## PROMPT
Gather, from the listing beneath this task, every line holding the string "chart".

## SUPPLIED MATERIAL
— start —

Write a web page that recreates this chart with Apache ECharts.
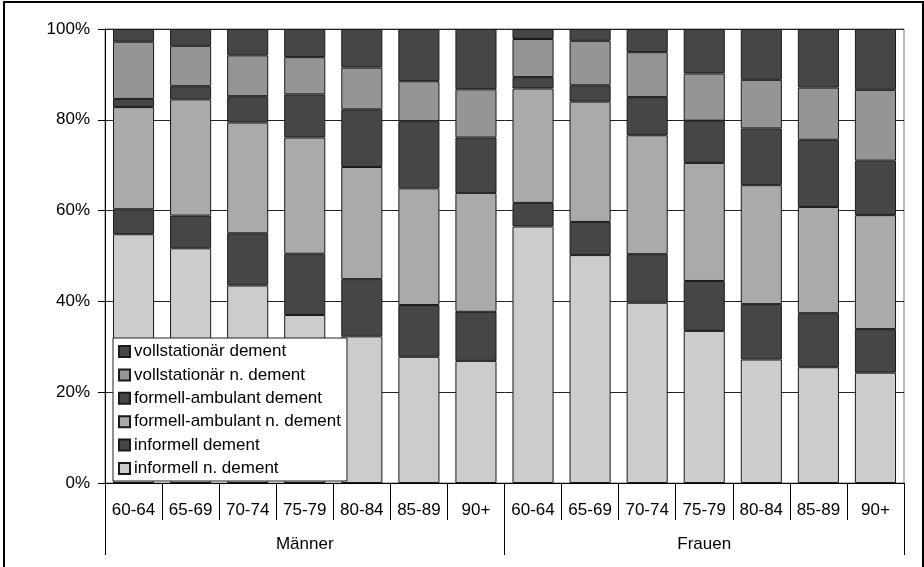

— end —
— start —

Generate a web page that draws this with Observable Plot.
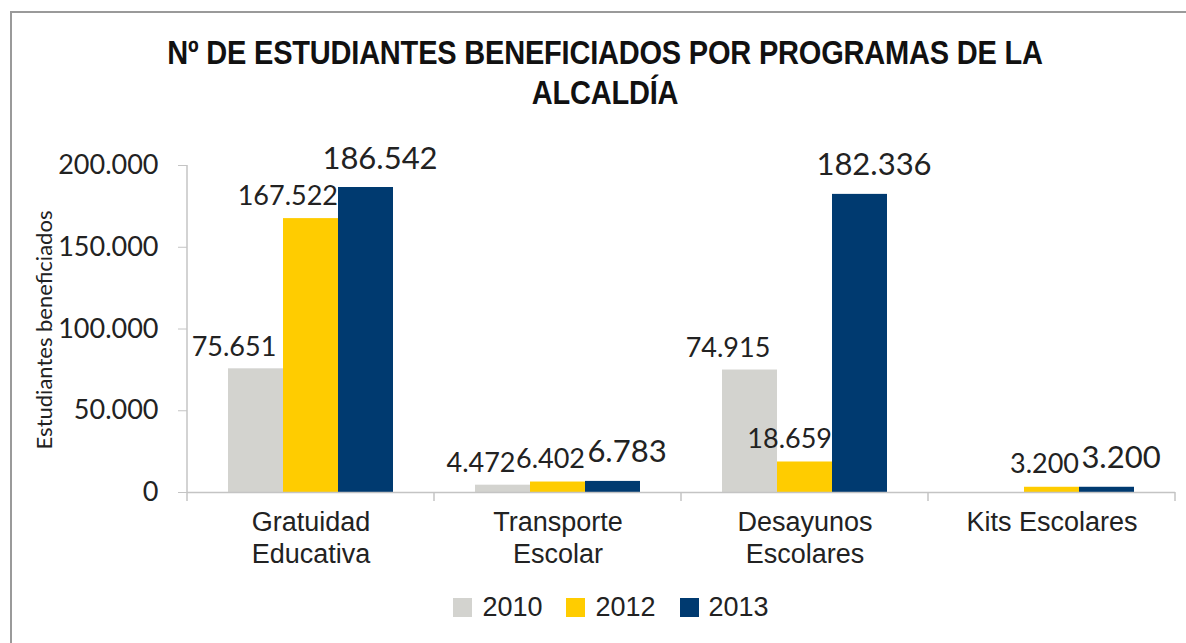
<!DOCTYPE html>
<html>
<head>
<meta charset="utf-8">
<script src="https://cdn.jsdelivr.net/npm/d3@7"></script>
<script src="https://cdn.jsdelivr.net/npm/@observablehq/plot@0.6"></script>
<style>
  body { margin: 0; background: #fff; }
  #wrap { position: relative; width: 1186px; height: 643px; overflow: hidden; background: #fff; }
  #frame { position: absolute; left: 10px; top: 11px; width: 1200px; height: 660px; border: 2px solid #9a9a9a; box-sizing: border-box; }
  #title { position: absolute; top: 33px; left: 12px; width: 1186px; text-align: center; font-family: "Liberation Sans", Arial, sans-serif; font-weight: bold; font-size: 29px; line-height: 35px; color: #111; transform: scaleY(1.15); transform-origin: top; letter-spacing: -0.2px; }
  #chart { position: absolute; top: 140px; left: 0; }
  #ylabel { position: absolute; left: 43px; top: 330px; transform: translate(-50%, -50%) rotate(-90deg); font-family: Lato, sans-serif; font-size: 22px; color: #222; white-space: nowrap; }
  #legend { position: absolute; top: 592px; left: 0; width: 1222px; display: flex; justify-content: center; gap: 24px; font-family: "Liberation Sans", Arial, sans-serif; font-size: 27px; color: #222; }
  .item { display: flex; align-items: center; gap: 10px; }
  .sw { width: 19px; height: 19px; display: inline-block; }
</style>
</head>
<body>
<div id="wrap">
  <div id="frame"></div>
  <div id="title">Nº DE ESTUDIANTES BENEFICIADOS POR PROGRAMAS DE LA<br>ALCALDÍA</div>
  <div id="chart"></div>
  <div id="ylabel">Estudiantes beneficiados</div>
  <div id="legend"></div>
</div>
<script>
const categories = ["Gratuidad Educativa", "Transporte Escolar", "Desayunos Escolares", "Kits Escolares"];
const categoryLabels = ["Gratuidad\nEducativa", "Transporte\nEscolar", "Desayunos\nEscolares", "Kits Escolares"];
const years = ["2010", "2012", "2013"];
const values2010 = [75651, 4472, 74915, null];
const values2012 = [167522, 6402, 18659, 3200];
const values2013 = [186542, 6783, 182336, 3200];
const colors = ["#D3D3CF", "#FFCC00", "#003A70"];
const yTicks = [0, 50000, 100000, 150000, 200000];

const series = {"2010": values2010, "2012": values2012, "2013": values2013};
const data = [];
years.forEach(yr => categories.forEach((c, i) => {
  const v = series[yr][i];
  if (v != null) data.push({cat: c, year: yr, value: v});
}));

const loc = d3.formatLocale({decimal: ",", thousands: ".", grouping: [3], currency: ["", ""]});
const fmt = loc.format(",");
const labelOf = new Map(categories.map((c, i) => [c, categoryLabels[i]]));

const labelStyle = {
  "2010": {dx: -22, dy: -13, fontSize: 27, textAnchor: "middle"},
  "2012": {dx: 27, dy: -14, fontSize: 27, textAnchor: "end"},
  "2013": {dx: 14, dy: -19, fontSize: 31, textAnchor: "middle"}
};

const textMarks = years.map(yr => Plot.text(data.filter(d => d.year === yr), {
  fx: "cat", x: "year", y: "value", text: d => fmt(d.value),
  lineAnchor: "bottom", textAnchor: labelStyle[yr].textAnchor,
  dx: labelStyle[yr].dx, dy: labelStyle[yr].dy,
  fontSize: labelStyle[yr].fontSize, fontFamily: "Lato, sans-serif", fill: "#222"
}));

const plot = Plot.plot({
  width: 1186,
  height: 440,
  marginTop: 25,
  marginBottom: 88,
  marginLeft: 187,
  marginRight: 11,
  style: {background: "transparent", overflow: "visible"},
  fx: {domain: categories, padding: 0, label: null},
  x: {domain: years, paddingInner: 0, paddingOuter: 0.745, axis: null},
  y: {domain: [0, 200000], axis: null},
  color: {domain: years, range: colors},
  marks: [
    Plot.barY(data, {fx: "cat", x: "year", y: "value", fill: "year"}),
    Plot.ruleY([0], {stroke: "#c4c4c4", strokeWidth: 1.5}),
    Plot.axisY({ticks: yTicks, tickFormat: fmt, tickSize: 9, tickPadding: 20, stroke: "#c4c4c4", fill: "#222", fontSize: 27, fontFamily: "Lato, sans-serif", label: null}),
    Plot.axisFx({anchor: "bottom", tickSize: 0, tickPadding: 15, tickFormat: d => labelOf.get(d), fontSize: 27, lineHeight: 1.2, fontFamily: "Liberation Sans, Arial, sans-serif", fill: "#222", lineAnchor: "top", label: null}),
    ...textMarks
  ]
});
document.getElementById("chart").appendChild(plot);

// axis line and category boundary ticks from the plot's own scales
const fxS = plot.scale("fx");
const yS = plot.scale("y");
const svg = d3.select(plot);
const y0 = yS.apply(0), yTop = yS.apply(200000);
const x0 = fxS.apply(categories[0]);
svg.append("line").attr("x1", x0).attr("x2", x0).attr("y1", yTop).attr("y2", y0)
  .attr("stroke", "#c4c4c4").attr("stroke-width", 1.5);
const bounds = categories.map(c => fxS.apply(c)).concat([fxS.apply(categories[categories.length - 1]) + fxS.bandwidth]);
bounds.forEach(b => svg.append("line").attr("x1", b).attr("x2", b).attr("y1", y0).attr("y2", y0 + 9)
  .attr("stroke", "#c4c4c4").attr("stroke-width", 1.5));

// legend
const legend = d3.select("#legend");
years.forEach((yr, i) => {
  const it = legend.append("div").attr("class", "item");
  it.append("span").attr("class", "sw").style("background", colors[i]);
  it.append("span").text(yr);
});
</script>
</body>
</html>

— end —

## OUTPUT OF THE TASK
Write a web page that recreates this chart with Apache ECharts.
  #chart { position: absolute; top: 140px; left: 0; }
  <div id="chart"></div>
document.getElementById("chart").appendChild(plot);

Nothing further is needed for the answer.